→ SET PROBLEM
Restate the data word for word and leave the images out.
--------------------
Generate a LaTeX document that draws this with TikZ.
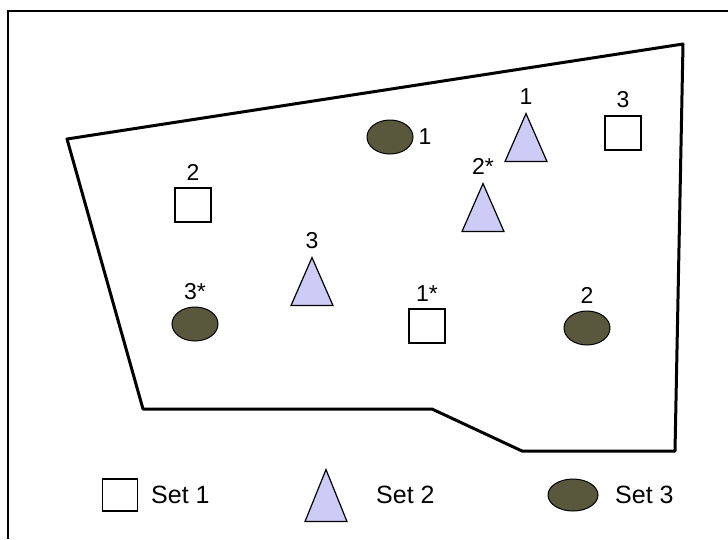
\documentclass[tikz,border=0pt]{standalone}
\usepackage{fontspec}
\setmainfont{Liberation Sans}
\usepackage{tikz}
\usetikzlibrary{shapes.geometric}

\definecolor{blobfill}{RGB}{90,88,60}
\definecolor{trifill}{RGB}{204,204,246}

\begin{document}
\begin{tikzpicture}[x=1pt, y=-1pt,
    every node/.style={font=\fontsize{23}{27}\selectfont},
    every label/.style={inner sep=0pt},
    label distance=7pt,
    sqr/.style={draw, line width=1.5pt, fill=white, minimum width=36pt, minimum height=34pt, inner sep=0pt},
    tri/.style={isosceles triangle, isosceles triangle stretches, shape border rotate=90, draw, line width=1.2pt, fill=trifill, minimum width=42pt, minimum height=48pt, inner sep=0pt, anchor=apex},
    blob/.style={ellipse, draw, line width=1pt, fill=blobfill, minimum width=46pt, minimum height=34pt, inner sep=0pt},
    legtext/.style={font=\fontsize{25}{30}\selectfont, inner sep=0pt, anchor=base west}]
    \useasboundingbox (0,0) rectangle (728,539);
    % Frame
    \draw[line width=2pt] (7.5,539) -- (7.5,11) -- (728,11);
    % Outline of the site
    \draw[line width=3pt, line join=round] (67,139) -- (683,44) -- (675,451) -- (522,451) -- (432,409) -- (143,409) -- cycle;
    % Set 1
    \node[sqr, label=above:2]  (sq2)  at (193,205) {};
    \node[sqr, label=above:3]  (sq3)  at (623,133) {};
    \node[sqr, label=above:1*] (sq1s) at (427,326) {};
    % Set 2
    \node[tri, label=above:1]  (tri1)  at (526,112) {};
    \node[tri, label=above:2*] (tri2s) at (483,182) {};
    \node[tri, label=above:3]  (tri3)  at (312,256) {};
    % Set 3
    \node[blob, label={[label distance=5pt]right:1}] (ell1)  at (390,137) {};
    \node[blob, label=above:3*] (ell3s) at (195,324) {};
    \node[blob, label=above:2]  (ell2)  at (587,328) {};
    % Legend
    \node[sqr, minimum height=32pt, minimum width=35pt] (legsq) at (120,495) {};
    \node[legtext] (legset1) at (151,503) {Set 1};
    \node[tri, minimum height=52pt] (legtri) at (326,468) {};
    \node[legtext] (legset2) at (376,503) {Set 2};
    \node[blob, minimum width=50pt, minimum height=32pt] (legell) at (573,495) {};
    \node[legtext] (legset3) at (615,503) {Set 3};
\end{tikzpicture}
\end{document}
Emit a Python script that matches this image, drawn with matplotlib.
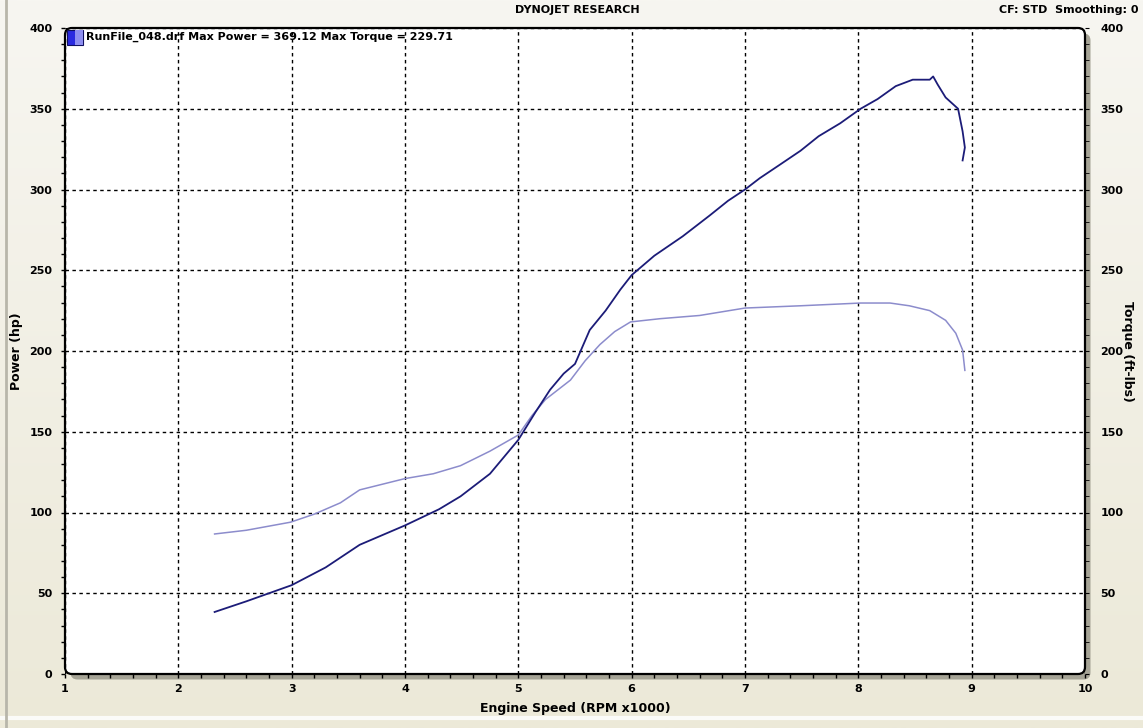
--------------------
→ ANSWER TO THE PROBLEM
Generate a LaTeX document that draws this with TikZ.
\documentclass[tikz,border=0pt]{standalone}
\usepackage{fontspec}
\setmainfont{Liberation Sans}
\usepackage{tikz}
\usetikzlibrary{shapes.geometric}

\definecolor{blobfill}{RGB}{90,88,60}
\definecolor{trifill}{RGB}{204,204,246}

\begin{document}
\begin{tikzpicture}[x=1pt, y=-1pt,
    every node/.style={font=\fontsize{23}{27}\selectfont},
    every label/.style={inner sep=0pt},
    label distance=7pt,
    sqr/.style={draw, line width=1.5pt, fill=white, minimum width=36pt, minimum height=34pt, inner sep=0pt},
    tri/.style={isosceles triangle, isosceles triangle stretches, shape border rotate=90, draw, line width=1.2pt, fill=trifill, minimum width=42pt, minimum height=48pt, inner sep=0pt, anchor=apex},
    blob/.style={ellipse, draw, line width=1pt, fill=blobfill, minimum width=46pt, minimum height=34pt, inner sep=0pt},
    legtext/.style={font=\fontsize{25}{30}\selectfont, inner sep=0pt, anchor=base west}]
    \useasboundingbox (0,0) rectangle (728,539);
    % Frame
    \draw[line width=2pt] (7.5,539) -- (7.5,11) -- (728,11);
    % Outline of the site
    \draw[line width=3pt, line join=round] (67,139) -- (683,44) -- (675,451) -- (522,451) -- (432,409) -- (143,409) -- cycle;
    % Set 1
    \node[sqr, label=above:2]  (sq2)  at (193,205) {};
    \node[sqr, label=above:3]  (sq3)  at (623,133) {};
    \node[sqr, label=above:1*] (sq1s) at (427,326) {};
    % Set 2
    \node[tri, label=above:1]  (tri1)  at (526,112) {};
    \node[tri, label=above:2*] (tri2s) at (483,182) {};
    \node[tri, label=above:3]  (tri3)  at (312,256) {};
    % Set 3
    \node[blob, label={[label distance=5pt]right:1}] (ell1)  at (390,137) {};
    \node[blob, label=above:3*] (ell3s) at (195,324) {};
    \node[blob, label=above:2]  (ell2)  at (587,328) {};
    % Legend
    \node[sqr, minimum height=32pt, minimum width=35pt] (legsq) at (120,495) {};
    \node[legtext] (legset1) at (151,503) {Set 1};
    \node[tri, minimum height=52pt] (legtri) at (326,468) {};
    \node[legtext] (legset2) at (376,503) {Set 2};
    \node[blob, minimum width=50pt, minimum height=32pt] (legell) at (573,495) {};
    \node[legtext] (legset3) at (615,503) {Set 3};
\end{tikzpicture}
\end{document}
Emit a Python script that matches this image, drawn with matplotlib.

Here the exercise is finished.